Beyond their running, Turnbull said, is an appreciation for how they have affected the Summit culture for four years. They are currently both involved in the Thunder Pageant, a fund-raising initiative sponsored by the school that is raising money to help pay medical expenses for a local boy named Tytan Neff, an 11-year-old cancer patient.

The girls are also musicians, nordic skiers and writers, like their parents.

“It’s hard to find anything they can’t do,” Turnbull said. “If they’re not the Twin Towers of Bend, they’re the Twin Powers. They are so powerful.”

fiandiz

This week, Fiona and Izzy will compete at The Armory for the first time at New Balance Nationals Indoor. Fellow senior, teammate and friend Azza Borovicka Swanson is coming on the trip with them. It’ll be her first time in New York City.
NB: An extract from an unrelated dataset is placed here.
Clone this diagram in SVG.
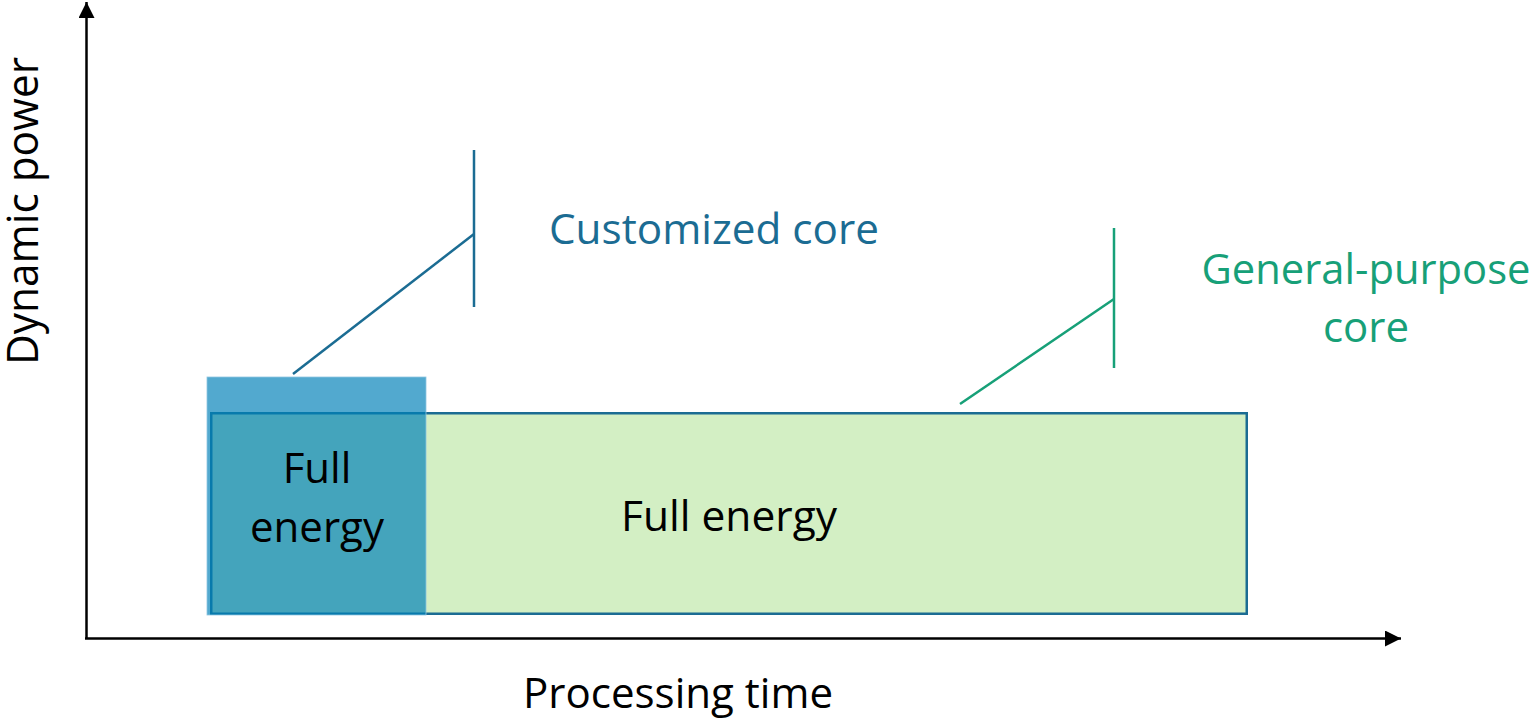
<svg xmlns="http://www.w3.org/2000/svg" width="1534" height="720" viewBox="0 0 1534 720">
  <defs>
    <style>
      text { font-family: "Open Sans", "Liberation Sans", sans-serif; font-size: 42px; }
      .dark { fill: #000000; }
      .blueTxt { fill: #1B6C93; }
      .greenTxt { fill: #17A078; }
      .axis { stroke: #000000; stroke-width: 2.5; fill: none; }
      .callBlue { stroke: #1B6C93; stroke-width: 2.5; fill: none; }
      .callGreen { stroke: #17A078; stroke-width: 2.5; fill: none; }
    </style>
    <marker id="arrow" viewBox="0 0 16 16" refX="16" refY="8" markerWidth="16" markerHeight="16" markerUnits="userSpaceOnUse" orient="auto">
      <path d="M0,0 L16,8 L0,16 Z" fill="#000000"/>
    </marker>
  </defs>
  <rect width="1534" height="720" fill="#ffffff"/>

  <g id="axes">
    <line class="axis" x1="86.5" y1="639" x2="86.5" y2="2" marker-end="url(#arrow)"/>
    <line class="axis" x1="85" y1="638.5" x2="1401" y2="638.5" marker-end="url(#arrow)"/>
    <text class="dark" transform="translate(38,211) rotate(-90)" text-anchor="middle" style="font-size:44px" textLength="308" lengthAdjust="spacingAndGlyphs">Dynamic power</text>
    <text class="dark" x="678" y="708" text-anchor="middle" textLength="310" lengthAdjust="spacingAndGlyphs">Processing time</text>
  </g>

  <g id="general-purpose-bar">
    <rect x="211.25" y="413.25" width="1035.5" height="200.5" fill="#D3EFC4" stroke="#1B6C93" stroke-width="2.5"/>
    <text class="dark" x="729" y="531" text-anchor="middle" textLength="216" lengthAdjust="spacingAndGlyphs">Full energy</text>
  </g>

  <g id="customized-bar">
    <rect x="207" y="377" width="219" height="238" fill="#0080B8" fill-opacity="0.68" stroke="#8FC6E0" stroke-width="0.8"/>
    <text class="dark" x="317" y="483" text-anchor="middle">Full</text>
    <text class="dark" x="317" y="542" text-anchor="middle">energy</text>
  </g>

  <g id="connectors">
    <line class="callBlue" x1="293" y1="374" x2="474" y2="234"/>
    <line class="callBlue" x1="474" y1="150" x2="474" y2="307"/>
    <line class="callGreen" x1="960" y1="404" x2="1114" y2="299"/>
    <line class="callGreen" x1="1114" y1="228" x2="1114" y2="368"/>
  </g>

  <g id="label-customized">
    <text class="blueTxt" x="549" y="244" textLength="330" lengthAdjust="spacingAndGlyphs">Customized core</text>
  </g>

  <g id="label-general">
    <text class="greenTxt" x="1366" y="284" text-anchor="middle" textLength="329" lengthAdjust="spacingAndGlyphs">General-purpose</text>
    <text class="greenTxt" x="1366" y="342" text-anchor="middle">core</text>
  </g>
</svg>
The twins have made yearly visits to the city. They know their way around. They know the subway system and the sidewalk vendors selling roasted nuts and what it’s like to run in Central Park.

“One of our favorite places is the NEUE Gallerie museum,” Fiona said. “It’s recovered artwork from Germany and Austria. It’s in a little house off of Central Park. And you can end (your tour) at this decadent café.

“You also can’t ignore runs in Central Park. It’s my 100 percent favorite thing – to run in Central Park. I can’t pretend that I don’t love living in Bend and looking out at the mountains, but it’s this whole other experience in running – the city joggers and marathon training groups.”

Going to New York and competing this week – Coronavirus be damned – feels extra special.

“To me, it feels like two worlds are colliding,” Izzy said. “It’s coming to this perfect zenith in senior year. It feels like the best of two worlds. We’ve always seen New York as a place where you go to make your career and learn more about yourself, whether you like it or not. And now this other world is wrapped into our track season.”

In a sense, it’s also a return to where things started. Twins with anchors buried in the Manhattan schist as well as the Bend lava.

It’s an origin story they’ve heard repeated many times, perhaps like many others in the Class of 2020.

“We tell them everything,” Kevin said. “It is a part of their narrative.”